Provide an exact copy of the data, excluding the images.
-- Begin --
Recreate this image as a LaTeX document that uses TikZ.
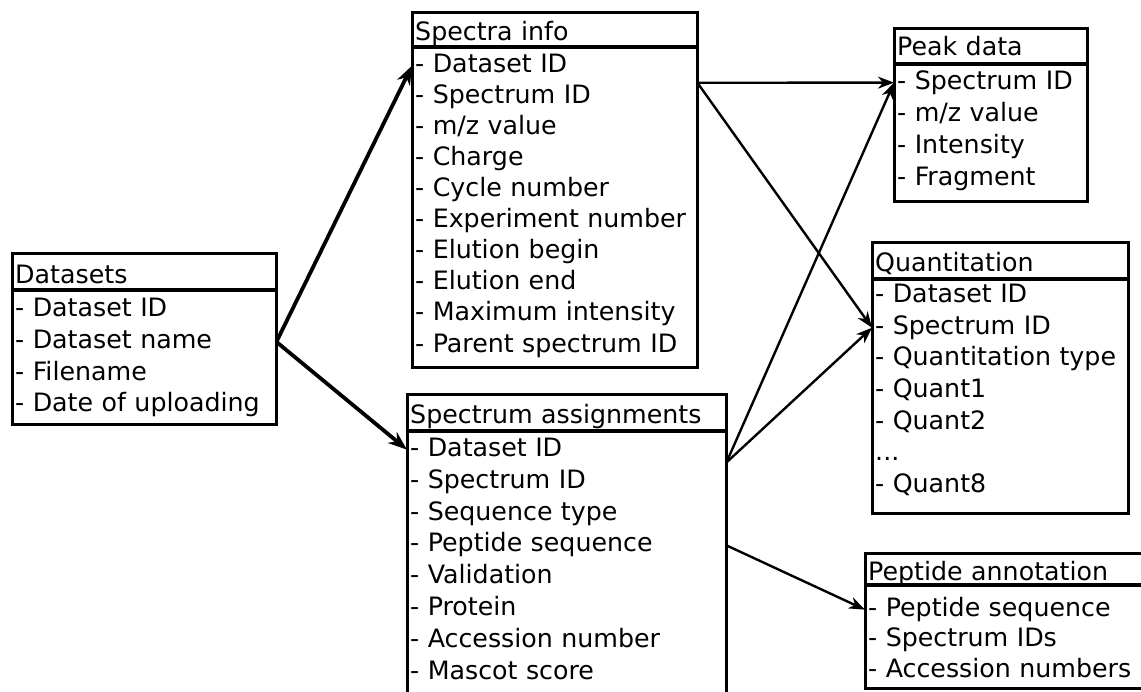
\documentclass[tikz,border=0pt]{standalone}
\usepackage{fontspec}
\setmainfont{DejaVu Sans}
\usetikzlibrary{arrows.meta}
\begin{document}
\begin{tikzpicture}[x=1pt,y=-1pt,
  every node/.style={font=\fontsize{25.3}{30}\selectfont},
  rowA/.style={anchor=west, inner xsep=3pt, inner ysep=0pt, text height=19.2pt, text depth=6.1pt, align=left},
  box/.style={line width=3pt},
  sep/.style={line width=3.6pt},
  big/.style={line width=3.8pt, -{Stealth[length=19pt,width=14pt,inset=6pt]}},
  small/.style={line width=2.4pt, -{Stealth[length=16pt,width=12pt,inset=5pt]}}]
\useasboundingbox (0,0) rectangle (1141,692);
% Datasets
\draw[box] (12,254) rectangle (276,425);
\draw[sep] (12,290) -- (276,290);
\node[rowA, text width=258pt] (dsT) at (12,276.6) {Datasets};
\foreach \t [count=\i] in {- Dataset ID, - Dataset name, - Filename, - Date of uploading}
  \node[rowA, text width=258pt] (ds\i) at (12,{307.5+2.65+(\i-1)*31.7}) {\t};
% Spectra info
\draw[box] (412,13) rectangle (697,368);
\draw[sep] (412,47) -- (697,47);
\node[rowA, text width=279pt] (siT) at (412,34.1) {Spectra info};
\foreach \t [count=\i] in {- Dataset ID, - Spectrum ID, - m/z value, - Charge, - Cycle number, - Experiment number, - Elution begin, - Elution end, - Maximum intensity, - Parent spectrum ID}
  \node[rowA, text width=279pt] (si\i) at (412,{63+2.65+(\i-1)*31.1}) {\t};
% Spectrum assignments
\draw[box] (407,395) rectangle (726,705);
\draw[sep] (407,431) -- (726,431);
\node[rowA, text width=313pt] (saT) at (407,416.6) {Spectrum assignments};
\foreach \t [count=\i] in {- Dataset ID, - Spectrum ID, - Sequence type, - Peptide sequence, - Validation, - Protein, - Accession number, - Mascot score}
  \node[rowA, text width=313pt] (sa\i) at (407,{447+2.65+(\i-1)*31.9}) {\t};
% Peak data
\draw[box] (894,29) rectangle (1087,202);
\draw[sep] (894,64) -- (1087,64);
\node[rowA, text width=187pt] (pdT) at (894,49.1) {Peak data};
\foreach \t [count=\i] in {- Spectrum ID, - m/z value, - Intensity, - Fragment}
  \node[rowA, text width=187pt] (pd\i) at (894,{80+2.65+(\i-1)*32}) {\t};
% Quantitation
\draw[box] (872,243) rectangle (1128,513);
\draw[sep] (872,279) -- (1128,279);
\node[rowA, text width=250pt] (qtT) at (872,264.6) {Quantitation};
\foreach \t [count=\i] in {- Dataset ID, - Spectrum ID, - Quantitation type, - Quant1, - Quant2, .{}.{}., - Quant8}
  \node[rowA, text width=250pt] (qt\i) at (872,{293.5+2.65+(\i-1)*31.6}) {\t};
% Peptide annotation
\draw[box] (865,553) rectangle (1150,688);
\draw[sep] (865,585) -- (1150,585);
\node[rowA, text width=279pt] (paT) at (865,573.6) {Peptide annotation};
\foreach \t [count=\i] in {- Peptide sequence, - Spectrum IDs, - Accession numbers}
  \node[rowA, text width=279pt] (pa\i) at (865,{607+2.65+(\i-1)*30.5}) {\t};
% connectors
\draw[big] (ds2.east) -- (si1.west);
\draw[big] (ds2.east) -- (sa1.west);
\draw[small] ([yshift=14pt]si2.east) -- (pd1.west);
\draw[small] ([yshift=14pt]si2.east) -- (qt2.west);
\draw[small] (sa1.south east) -- (pd1.west);
\draw[small] (sa1.south east) -- (qt2.west);
\draw[small] (sa4.east) -- (pa1.west);
\end{tikzpicture}
\end{document}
-- End --
- [Solution]:
Recreate this image as a LaTeX document that uses TikZ.
\documentclass[tikz,border=0pt]{standalone}
\usepackage{fontspec}
\setmainfont{DejaVu Sans}
\usetikzlibrary{arrows.meta}
\begin{document}
\begin{tikzpicture}[x=1pt,y=-1pt,
  every node/.style={font=\fontsize{25.3}{30}\selectfont},
  rowA/.style={anchor=west, inner xsep=3pt, inner ysep=0pt, text height=19.2pt, text depth=6.1pt, align=left},
  box/.style={line width=3pt},
  sep/.style={line width=3.6pt},
  big/.style={line width=3.8pt, -{Stealth[length=19pt,width=14pt,inset=6pt]}},
  small/.style={line width=2.4pt, -{Stealth[length=16pt,width=12pt,inset=5pt]}}]
\useasboundingbox (0,0) rectangle (1141,692);
% Datasets
\draw[box] (12,254) rectangle (276,425);
\draw[sep] (12,290) -- (276,290);
\node[rowA, text width=258pt] (dsT) at (12,276.6) {Datasets};
\foreach \t [count=\i] in {- Dataset ID, - Dataset name, - Filename, - Date of uploading}
  \node[rowA, text width=258pt] (ds\i) at (12,{307.5+2.65+(\i-1)*31.7}) {\t};
% Spectra info
\draw[box] (412,13) rectangle (697,368);
\draw[sep] (412,47) -- (697,47);
\node[rowA, text width=279pt] (siT) at (412,34.1) {Spectra info};
\foreach \t [count=\i] in {- Dataset ID, - Spectrum ID, - m/z value, - Charge, - Cycle number, - Experiment number, - Elution begin, - Elution end, - Maximum intensity, - Parent spectrum ID}
  \node[rowA, text width=279pt] (si\i) at (412,{63+2.65+(\i-1)*31.1}) {\t};
% Spectrum assignments
\draw[box] (407,395) rectangle (726,705);
\draw[sep] (407,431) -- (726,431);
\node[rowA, text width=313pt] (saT) at (407,416.6) {Spectrum assignments};
\foreach \t [count=\i] in {- Dataset ID, - Spectrum ID, - Sequence type, - Peptide sequence, - Validation, - Protein, - Accession number, - Mascot score}
  \node[rowA, text width=313pt] (sa\i) at (407,{447+2.65+(\i-1)*31.9}) {\t};
% Peak data
\draw[box] (894,29) rectangle (1087,202);
\draw[sep] (894,64) -- (1087,64);
\node[rowA, text width=187pt] (pdT) at (894,49.1) {Peak data};
\foreach \t [count=\i] in {- Spectrum ID, - m/z value, - Intensity, - Fragment}
  \node[rowA, text width=187pt] (pd\i) at (894,{80+2.65+(\i-1)*32}) {\t};
% Quantitation
\draw[box] (872,243) rectangle (1128,513);
\draw[sep] (872,279) -- (1128,279);
\node[rowA, text width=250pt] (qtT) at (872,264.6) {Quantitation};
\foreach \t [count=\i] in {- Dataset ID, - Spectrum ID, - Quantitation type, - Quant1, - Quant2, .{}.{}., - Quant8}
  \node[rowA, text width=250pt] (qt\i) at (872,{293.5+2.65+(\i-1)*31.6}) {\t};
% Peptide annotation
\draw[box] (865,553) rectangle (1150,688);
\draw[sep] (865,585) -- (1150,585);
\node[rowA, text width=279pt] (paT) at (865,573.6) {Peptide annotation};
\foreach \t [count=\i] in {- Peptide sequence, - Spectrum IDs, - Accession numbers}
  \node[rowA, text width=279pt] (pa\i) at (865,{607+2.65+(\i-1)*30.5}) {\t};
% connectors
\draw[big] (ds2.east) -- (si1.west);
\draw[big] (ds2.east) -- (sa1.west);
\draw[small] ([yshift=14pt]si2.east) -- (pd1.west);
\draw[small] ([yshift=14pt]si2.east) -- (qt2.west);
\draw[small] (sa1.south east) -- (pd1.west);
\draw[small] (sa1.south east) -- (qt2.west);
\draw[small] (sa4.east) -- (pa1.west);
\end{tikzpicture}
\end{document}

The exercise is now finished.